Of course, Brooklyn isn't necessarily more relevant than the Sixers in the whole NBA landscape for anything more than this year. But for the 2014 playoffs, they seem to be the one of the few teams with the requisite pedigree and talent to come close to challenging the stranglehold enjoyed by Indiana and Miami atop the Eastern Conference, however far-fetched it seems.
On the court, the Nets largely rode an unorthodox starting lineup that is huge at three positions (Shaun Livingston, Alan Anderson, Joe Johnson) small at one (Paul Pierce), and average at the other (Kevin Garnett) to a 10-1 mark to start 2014. The Nets' collective size allows them to do a few unique things like switch liberally on defense and post-up pretty much anybody on offense.
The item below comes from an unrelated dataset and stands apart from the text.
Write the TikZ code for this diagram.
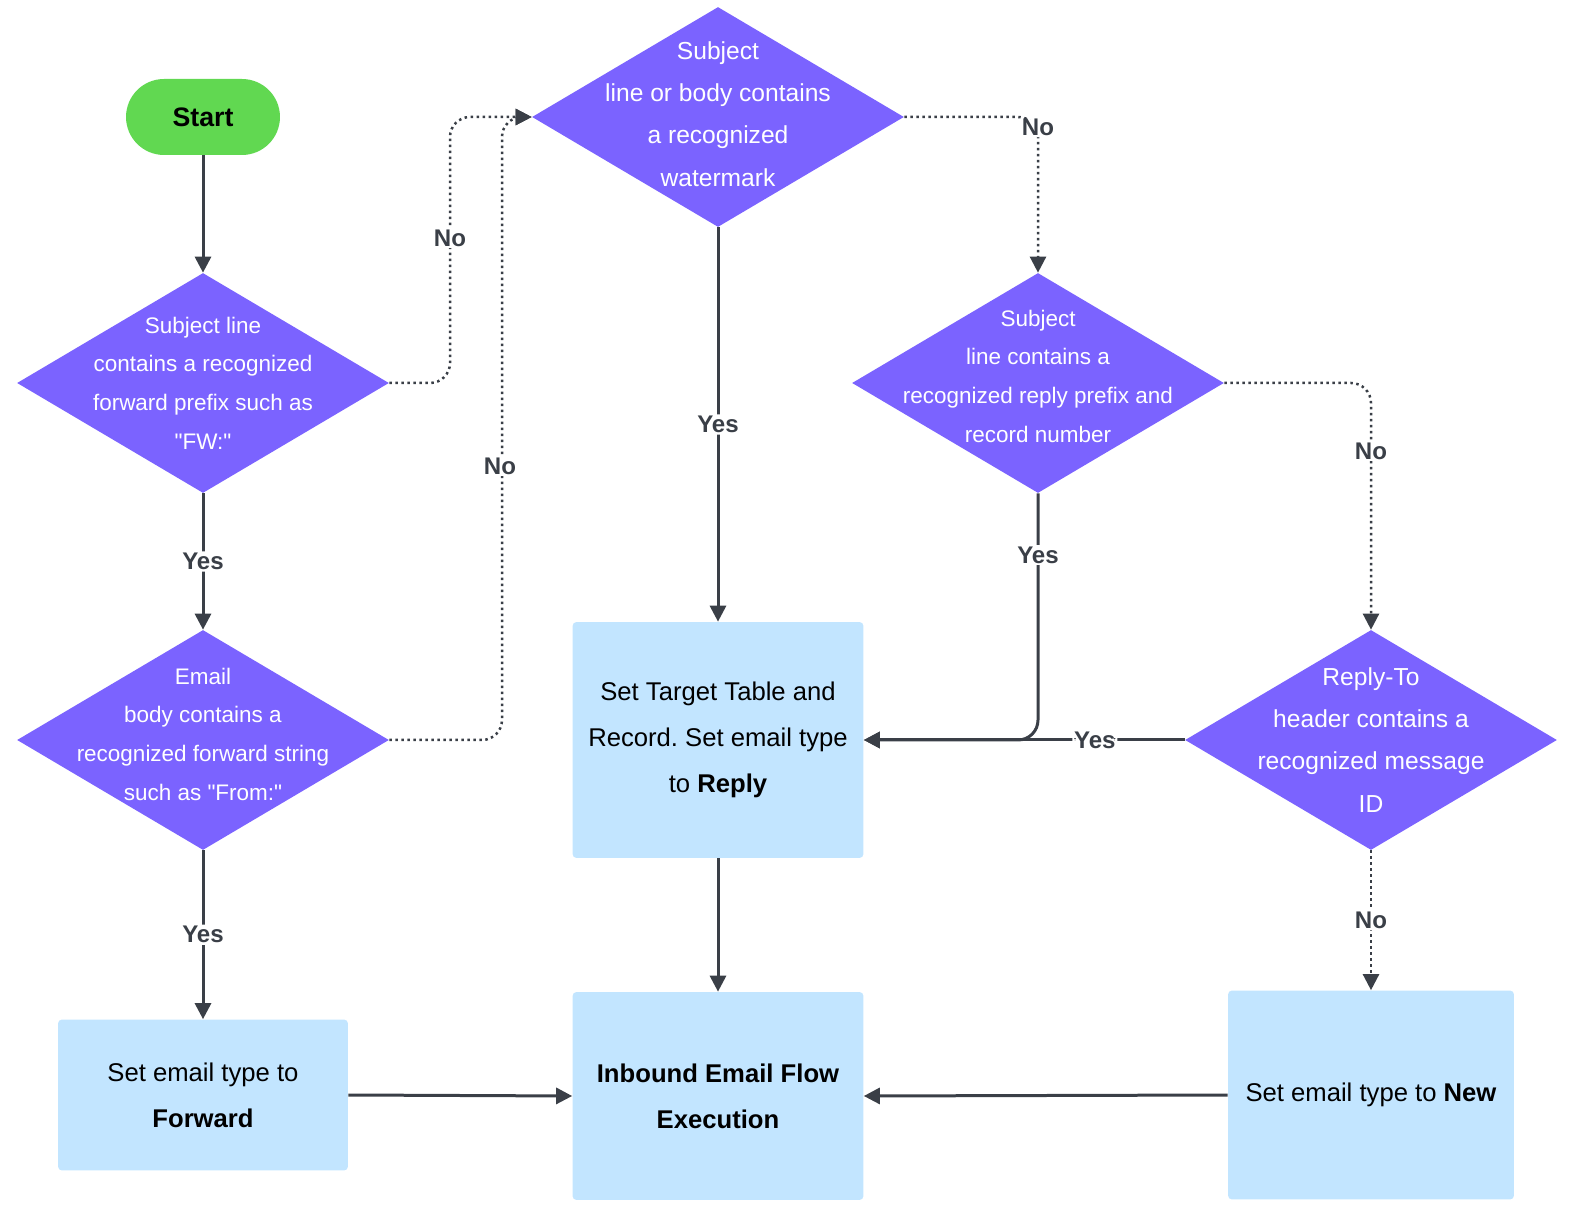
\documentclass[tikz,border=0pt]{standalone}
\usepackage{fontspec}
\setmainfont{Liberation Sans}
\frenchspacing
\usetikzlibrary{arrows.meta,shapes.geometric,positioning}
\definecolor{FlowPurple}{HTML}{7B63FF}
\definecolor{FlowBlue}{HTML}{C2E5FF}
\definecolor{FlowGreen}{HTML}{61D851}
\definecolor{FlowInk}{HTML}{3A3F47}

\begin{document}
\begin{tikzpicture}[
    x=0.02cm, y=-0.02cm,
    decision/.style={
      diamond,
      fill=FlowPurple,
      minimum width=7.44cm,
      minimum height=4.4cm,
      inner sep=0pt
    },
    dtext/.style={
      text=white,
      align=center,
      font=\fontsize{12.8}{22}\selectfont
    },
    dtextbig/.style={
      text=white,
      align=center,
      font=\fontsize{14}{24}\selectfont
    },
    process/.style={
      rectangle,
      fill=FlowBlue,
      rounded corners=0.08cm,
      align=center,
      font=\fontsize{14.6}{26}\selectfont
    },
    terminal/.style={
      rectangle,
      fill=FlowGreen,
      rounded corners=0.76cm,
      minimum width=3.08cm,
      minimum height=1.52cm,
      font=\fontsize{15.2}{18}\selectfont\bfseries
    },
    lbl/.style={
      fill=white,
      text=FlowInk,
      inner sep=1pt,
      font=\fontsize{13.7}{16}\selectfont\bfseries
    },
    flow/.style={
      -{Triangle[length=0.32cm,width=0.32cm]},
      line width=0.06cm,
      draw=FlowInk,
      rounded corners=0.4cm
    },
    noflow/.style={
      flow,
      line width=0.05cm,
      dash pattern=on 0.05cm off 0.07cm
    }
  ]

  \useasboundingbox (0,0) rectangle (1576,1222);

  % nodes
  \node[terminal] (start) at (203,117) {Start};

  \node[decision, label={[dtext]center:{Subject line\\contains a recognized\\forward prefix such as\\\textquotedbl FW:\textquotedbl}}] (fwdprefix) at (203,383) {};
  \node[decision, label={[dtext, yshift=0.12cm]center:{Email\\body contains a\\recognized forward string\\such as \textquotedbl From:\textquotedbl}}] (fwdstring) at (203,740) {};
  \node[decision, label={[dtextbig, yshift=0.06cm]center:{Subject\\line or body contains\\a recognized\\watermark}}] (watermark) at (718,117) {};
  \node[decision, label={[dtext, yshift=0.14cm]center:{Subject\\line contains a\\recognized reply prefix and\\record number}}] (replyprefix) at (1038,383) {};
  \node[decision, label={[dtextbig]center:{Reply-To\\header contains a\\recognized message\\ID}}] (replyto) at (1371,740) {};

  \node[process, minimum width=5.82cm, minimum height=4.72cm] (reply) at (718,740)
    {Set Target Table and\\Record. Set email type\\to \textbf{Reply}};
  \node[process, minimum width=5.82cm, minimum height=4.16cm] (inbound) at (718,1096)
    {\textbf{Inbound Email Flow}\\\textbf{Execution}};
  \node[process, minimum width=5.8cm, minimum height=3.02cm] (forward) at (203,1095)
    {Set email type to\\\textbf{Forward}};
  \node[process, minimum width=5.72cm, minimum height=4.18cm] (new) at (1371,1095)
    {Set email type to \textbf{New}};

  \coordinate (bendA) at (450,117);
  \coordinate (bendB) at (502,117);

  % connectors
  \draw[flow] (start) -- (fwdprefix);
  \draw[flow] (fwdprefix) -- node[lbl] {Yes} (fwdstring);
  \draw[flow] (fwdstring) -- node[lbl] {Yes} (forward);
  \draw[noflow] (fwdprefix.east) -| (bendA) -- (watermark.west);
  \draw[noflow] (fwdstring.east) -| (bendB) -- (watermark.west);
  \node[lbl] (noA) at (450,238) {No};
  \node[lbl] (noB) at (500,466) {No};

  \draw[flow] (watermark) -- node[lbl] {Yes} (reply);
  \draw[noflow] (watermark.east) -| node[lbl, pos=0.5, yshift=-0.2cm] {No} (replyprefix.north);
  \draw[noflow] (replyprefix.east) -| (replyto.north);
  \node[lbl] (noC) at (1371,451) {No};
  \draw[flow] (replyprefix.south) |- (reply.east);
  \node[lbl] (yesC) at (1038,555) {Yes};
  \draw[flow] (replyto.west) -- node[lbl, pos=0.28] {Yes} (reply.east);
  \draw[noflow] (replyto.south) -- node[lbl] {No} (new.north);

  \draw[flow] (reply) -- (inbound);
  \draw[flow] (forward.east) -- (inbound.west);
  \draw[flow] (new.west) -- (inbound.east);

\end{tikzpicture}
\end{document}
They haven't been as effective as they hoped heading into the season, but with the addition of Garnett and Pierce, this core group seems more prideful than the one that lost to a hobbled Chicago team last year. They'll go down sometime this spring, but it'll be swinging.
In the Nets' last three games, a drubbing at the hands of red-hot Oklahoma City and Kevin Durant sandwiched by one-point heartbreakers to both Toronto and Indiana on the road, they haven't necessarily played that poorly. As long as they have the Sixers at arms length in the fourth quarter, I'd be pretty surprised if Brooklyn didn't get off the schneid tonight.